Hello again! I took a much needed break from the rigorous upkeep of this website for the last month. To be honest, I ran out of ideas and I most definitely ran out of motivation. But I’m back and I have come bearing gifts! Below are the next installments of my Reveries compositions. This time around I have gone the whole nine yards to construct a collection of pieces, rather than one big one (although there is a lengthy piece at the end).

Fueled by my love for the incredible Dimitri Shostakovich, of which I have cultivated over the last six months through the systematic consumption of every symphony, brooding string quartet, and whimsical piano solo, I decided to sit down with my piano and have a conversation about what we wanted out of music. That conversation ended with the subsequent decision to write music that simply SOUNDED good. I purposely forced myself to stray away from any of the hard-wired academic prejudices that I had the tendency to fall back on.

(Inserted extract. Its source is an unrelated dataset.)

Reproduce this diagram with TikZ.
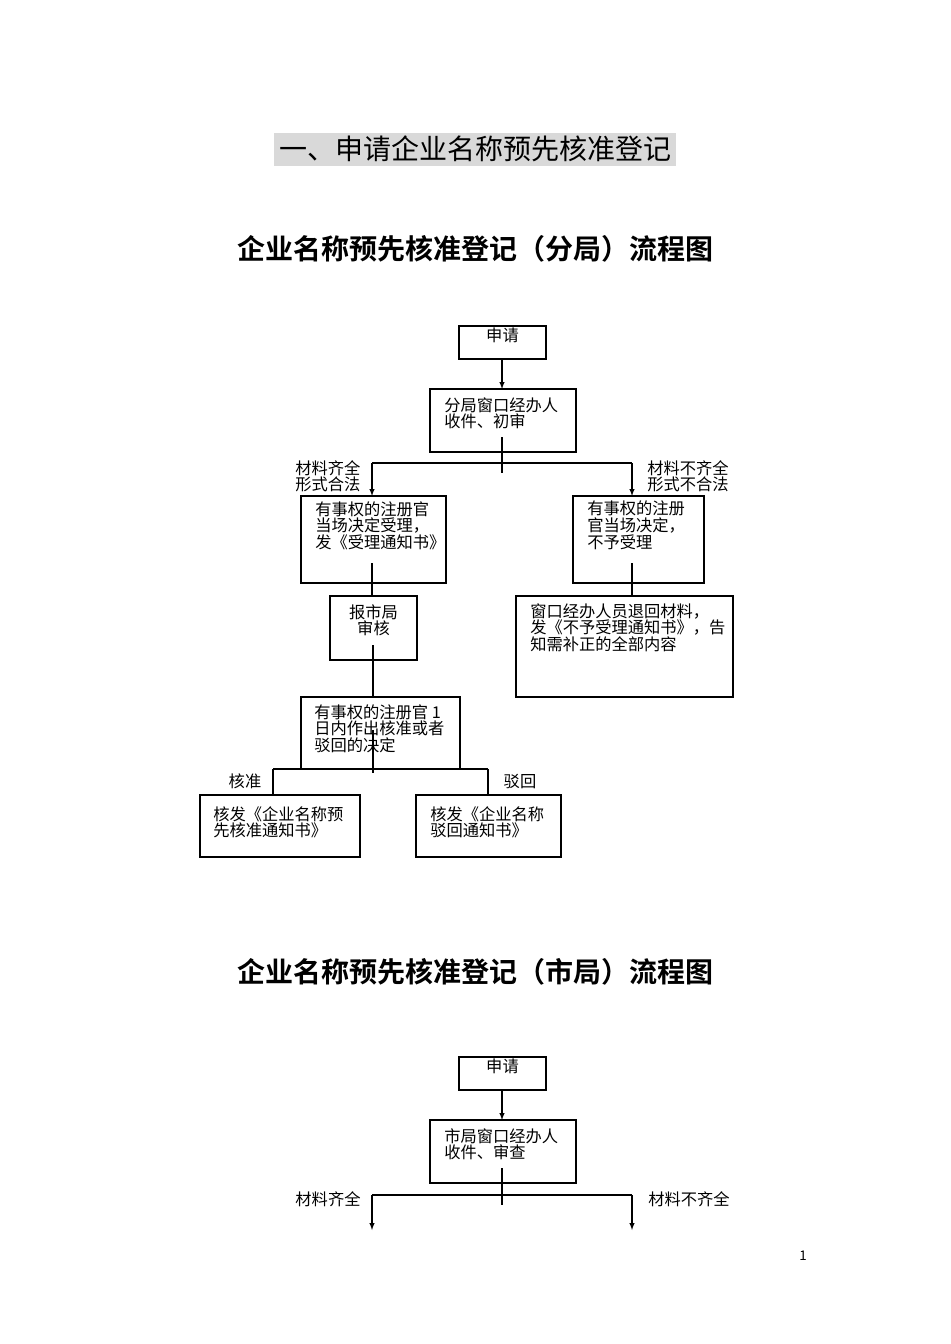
\documentclass[tikz,border=0pt]{standalone}
\usepackage{fontspec}
\setmainfont{Noto Sans CJK SC}
\newfontfamily\cjkb{Noto Sans CJK SC Bold}
\begin{document}
\begin{tikzpicture}[x=0.75pt,y=-0.75pt,
  bx/.style={draw,line width=0.8pt},
  ln/.style={line width=0.8pt},
  ar/.style={line width=0.8pt,-latex},
  tx/.style={anchor=north west,inner sep=0,align=left,font=\fontsize{12.2}{12.4}\selectfont},
  tc/.style={anchor=north,inner sep=0,align=center,font=\fontsize{12.2}{12.4}\selectfont},
  ttl/.style={inner sep=0,font=\fontsize{21}{24}\selectfont}]
\useasboundingbox (0,0) rectangle (950,1344);
\fill[white] (0,0) rectangle (950,1344);
% titles
\fill[black!15] (274,133) rectangle (676,166);
\node[ttl] (t1) at (475,149) {一、申请企业名称预先核准登记};
\node[ttl,font=\cjkb\fontsize{21}{24}\selectfont] (t2) at (475,249) {企业名称预先核准登记（分局）流程图};
\node[ttl,font=\cjkb\fontsize{21}{24}\selectfont] (t3) at (475,972) {企业名称预先核准登记（市局）流程图};
\node[inner sep=0,font=\fontsize{10}{12}\selectfont] (pg) at (803,1256) {1};
% chart 1
\draw[bx] (459,326) rectangle (546,359);
\node[tc] (a1) at (502.5,328) {申请};
\draw[bx] (430,389) rectangle (576,452);
\node[tx] (a2) at (444,397) {分局窗口经办人\\收件、初审};
\draw[ar] (502,359) -- (502,389);
\draw[ln] (502,437) -- (502,473);
\draw[ln] (372,463) -- (632,463);
\draw[ar] (372,463) -- (372,496);
\draw[ar] (632,463) -- (632,496);
\node[tx] (l1) at (295,460) {材料齐全\\形式合法};
\node[tx] (l2) at (647,460) {材料不齐全\\形式不合法};
\draw[bx] (301,496) rectangle (446,583);
\node[tx] (a3) at (315,501) {有事权的注册官\\当场决定受理，\\发《受理通知书》};
\draw[bx] (573,496) rectangle (704,583);
\node[tx] (a4) at (587,501) {有事权的注册\\官当场决定，\\不予受理};
\draw[ln] (372,563) -- (372,596);
\draw[bx] (330,596) rectangle (417,660);
\node[tc] (a5) at (373.5,604) {报市局\\审核};
\draw[ln] (373,645) -- (373,697);
\draw[bx] (301,697) rectangle (460,769);
\node[tx] (a6) at (314,704) {有事权的注册官 1\\日内作出核准或者\\驳回的决定};
\draw[ln] (373,730) -- (373,773);
\draw[ln] (273,769) -- (488,769);
\draw[ln] (273,769) -- (273,795);
\draw[ln] (488,769) -- (488,795);
\node[inner sep=0,font=\fontsize{12.2}{12.4}\selectfont] (k1) at (245,781) {核准};
\node[inner sep=0,font=\fontsize{12.2}{12.4}\selectfont] (k2) at (520,781) {驳回};
\draw[bx] (200,795) rectangle (360,857);
\node[tx] (a7) at (213,806) {核发《企业名称预\\先核准通知书》};
\draw[bx] (416,795) rectangle (561,857);
\node[tx] (a8) at (430,806) {核发《企业名称\\驳回通知书》};
\draw[ln] (632,563) -- (632,596);
\draw[bx] (516,596) rectangle (733,697);
\node[tx] (a9) at (530,603) {窗口经办人员退回材料，\\发《不予受理通知书》，告\\知需补正的全部内容};
% chart 2
\draw[bx] (459,1057) rectangle (546,1090);
\node[tc] (b1) at (502.5,1059) {申请};
\draw[bx] (430,1120) rectangle (576,1183);
\node[tx] (b2) at (444,1128) {市局窗口经办人\\收件、审查};
\draw[ar] (502,1090) -- (502,1120);
\draw[ln] (502,1168) -- (502,1205);
\draw[ln] (372,1195) -- (632,1195);
\draw[ar] (372,1195) -- (372,1230);
\draw[ar] (632,1195) -- (632,1230);
\node[inner sep=0,font=\fontsize{12.2}{12.4}\selectfont] (m1) at (328,1199) {材料齐全};
\node[inner sep=0,font=\fontsize{12.2}{12.4}\selectfont] (m2) at (689,1199) {材料不齐全};
\end{tikzpicture}
\end{document}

These pieces took me far away from any notion of form, harmony, or time that I had so desperately wanted to control. Likewise, what came out of this experiment is something I feel is wholly different from anything I have written before! I would also like to mention that I took a large amount of time to properly record and perform these pieces (to the best of my ability considering the only microphone I own is on my phone). Which makes these compositions the first pieces of music I have devoted myself to interpreting since mid May.

With all of that being said I hope that you all enjoy!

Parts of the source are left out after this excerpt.